Microsoft Looks at Category Based Link Weights

How effective would a web page ranking system be if it included a category weight score for links based upon an assigned category for web pages those links come from?

We’ve seen Google and AOL recently mention classifying queries into categories lately in patent filings, and a newly published patent application from Microsoft also discusses that possibility. Queries in different categories would return results from pages that have been determined to be relevant to the query from within the same categories.

The patent application is System and method for determining initial relevance of a document with respect to a given category. (US Patent Application 20060195439, Published August 31, 2006, Filed on February 28, 2005)

The inventor listed is Erik Selberg.

The abstract tells us that this patent covers:

A system and method are provided for determining document relevance determination to a selected category for a document contained within a linked network of documents. The network may be represented by a network map including nodes representing documents and edges representing links between the documents. The method may include identifying each node in the network map known to belong to the selected category, identifying each node known to be outside of the selected category, and identifying nodes having an unknown category. The method may also include assigning a category rank based on the node category identification, identifying each link from each node and each link to each node, and assigning link weights based on the identified links. The method may additionally include determining node relevance to the selected category based on the assigned category rank and the assigned link weights. An origination domain and a destination domain for each link may be determined such that link weights are assigned for both incoming and outgoing links for each node.

In discussing how links and citations are used to determine the relevance of a site, with pages that are cited more frequently by others being considered more relevant than less frequently cited pages, it points out that this type of assumption relies upon each page being assigned an equal weight before looking at citations, and before considering link connections. This is the issue that the patent application attempts to address.

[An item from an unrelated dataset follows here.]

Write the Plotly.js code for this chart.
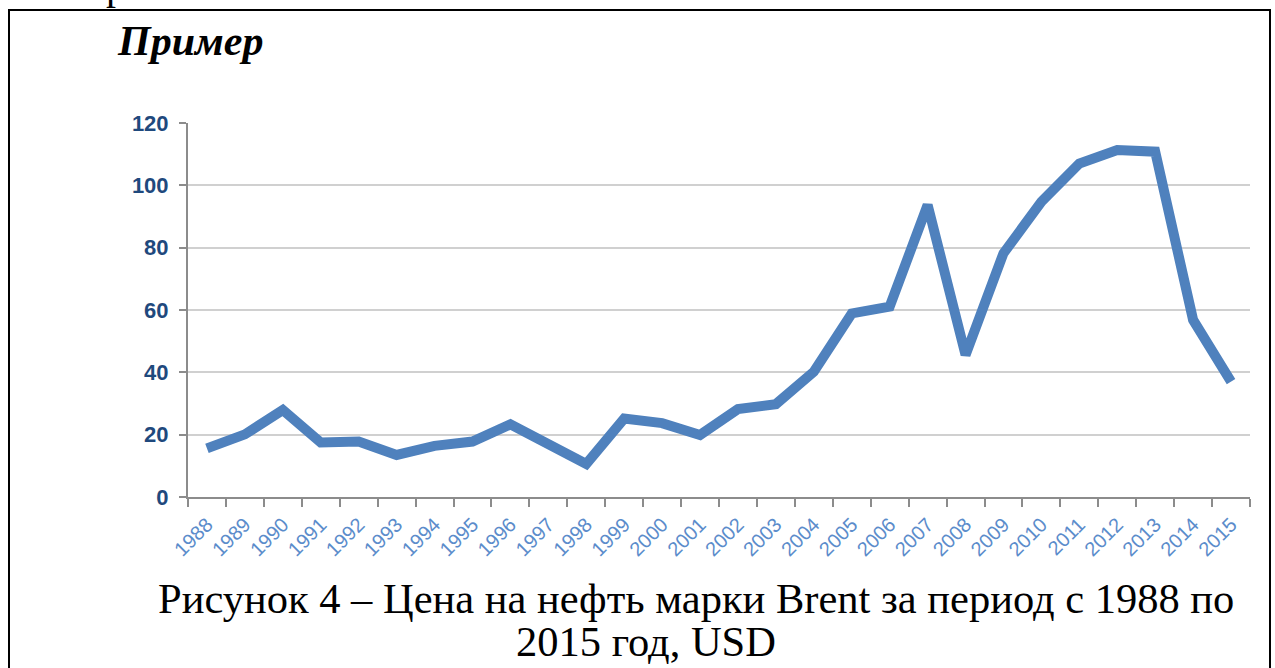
<!DOCTYPE html>
<html>
<head>
<meta charset="utf-8">
<script src="https://cdn.plot.ly/plotly-3.0.1.min.js"></script>
<style>
html,body{margin:0;padding:0;overflow:hidden;background:#fff;}
#chart{position:absolute;left:0;top:0;width:1275px;height:668px;}
#frame{position:absolute;left:8px;top:9px;width:1259px;height:720px;border:2px solid #000;pointer-events:none;}
</style>
</head>
<body>
<div id="chart"></div>
<div id="frame"></div>
<script>
const years = ["1988","1989","1990","1991","1992","1993","1994","1995","1996","1997","1998","1999","2000","2001","2002","2003","2004","2005","2006","2007","2008","2009","2010","2011","2012","2013","2014","2015"];
const brentPrice = [15.6, 20.1, 27.9, 17.5, 17.8, 13.5, 16.4, 17.8, 23.3, 17.0, 10.6, 25.2, 23.7, 19.9, 28.2, 29.8, 40.2, 58.9, 61.1, 93.7, 45.6, 78.2, 94.7, 107.0, 111.3, 110.8, 56.8, 37.0];
const yTicks = [0, 20, 40, 60, 80, 100, 120];

const trace = {
  x: years,
  y: brentPrice,
  type: 'scatter',
  mode: 'lines',
  line: {color: '#4F81BD', width: 10, shape: 'linear'},
  hoverinfo: 'skip'
};

const serif = 'Liberation Serif, Times New Roman, serif';
const px2x = p => (p - 188) / 1062;
const py2y = p => (497 - p) / 374;

const layout = {
  width: 1275,
  height: 668,
  margin: {l: 188, r: 25, t: 123, b: 171},
  paper_bgcolor: 'rgba(0,0,0,0)',
  plot_bgcolor: '#fff',
  showlegend: false,
  xaxis: {
    type: 'category',
    range: [-0.5, years.length - 0.5],
    showgrid: false,
    zeroline: false,
    showline: true,
    linecolor: '#8c8c8c',
    linewidth: 2,
    ticks: 'outside',
    tickson: 'boundaries',
    ticklen: 8,
    tickwidth: 2,
    tickcolor: '#8c8c8c',
    tickangle: -45,
    ticklabelstandoff: 6,
    tickfont: {family: 'Liberation Sans, Arial, sans-serif', size: 20, color: '#5B8CCB'}
  },
  yaxis: {
    range: [0, 120],
    tickvals: yTicks,
    ticktext: yTicks.map(String),
    showgrid: true,
    gridcolor: '#d0d0d0',
    gridwidth: 2,
    zeroline: false,
    showline: true,
    linecolor: '#8c8c8c',
    linewidth: 2,
    ticks: 'outside',
    ticklen: 7,
    tickwidth: 2,
    tickcolor: '#8c8c8c',
    ticklabelstandoff: 6,
    tickfont: {family: 'Liberation Sans, Arial, sans-serif', size: 22, color: '#1F497D', weight: 'bold'}
  },
  annotations: [
    {text: 'р', xref: 'paper', yref: 'paper', x: px2x(104), y: py2y(10), xanchor: 'left', yanchor: 'bottom', showarrow: false,
     font: {family: serif, size: 40, color: '#000'}},
    {text: '<b><i>Пример</i></b>', xref: 'paper', yref: 'paper', x: px2x(115), y: py2y(66), xanchor: 'left', yanchor: 'bottom', showarrow: false,
     font: {family: serif, size: 42, color: '#000'}},
    {text: 'Рисунок 4 – Цена на нефть марки Brent за период с 1988 по', xref: 'paper', yref: 'paper', x: px2x(696), y: py2y(598), xanchor: 'center', yanchor: 'middle', showarrow: false,
     font: {family: serif, size: 42.5, color: '#000'}},
    {text: '2015 год, USD', xref: 'paper', yref: 'paper', x: px2x(646), y: py2y(641), xanchor: 'center', yanchor: 'middle', showarrow: false,
     font: {family: serif, size: 42.5, color: '#000'}}
  ]
};

Plotly.newPlot('chart', [trace], layout, {staticPlot: true, displayModeBar: false});
</script>
</body>
</html>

The above-identified algorithm does not consider document content in its relevance determination. Accordingly, in the context of the World Wide Web, due to such factors as spam and web page proliferation, the algorithm has become less effective. Web page proliferation has included a large increase in category-specific pages. Accordingly, to improve on results and to consider the proliferation of category-specific web pages, a system has been developed that pre-seeds category-specific pages before running the page rank algorithm. For instance, the system might initially rank some page categories, for example, sports, news, or politics, higher than other pages, and subsequently execute the above-identified algorithm. This system can find the prior rank of a given document based on category.

A problem with these existing solutions is their purely forward-looking nature. Existing solutions move forward and consider outgoing links from a node, but do not look backward in the linked network or consider incoming links. Furthermore, existing solutions fail to take advantage of known information to categorize documents. For example, existing solutions fail to consider whether links move from one domain to another. Furthermore, existing solutions fail to filter out undesirable items belonging to pre-selected categories, such as pornography and hate information sources. Thus, a solution is needed for determining initial relevance of a document concerning a given category while considering contextual information such as category and domain.

Categories could be such things as news, sports, opinion, shopping, and politics. There could also be a classification of pages as undesirable, in categories such as spam, phishing, porn, and hate. The patent notes that pages from some undesirable categories may be lumped together and removed from the index.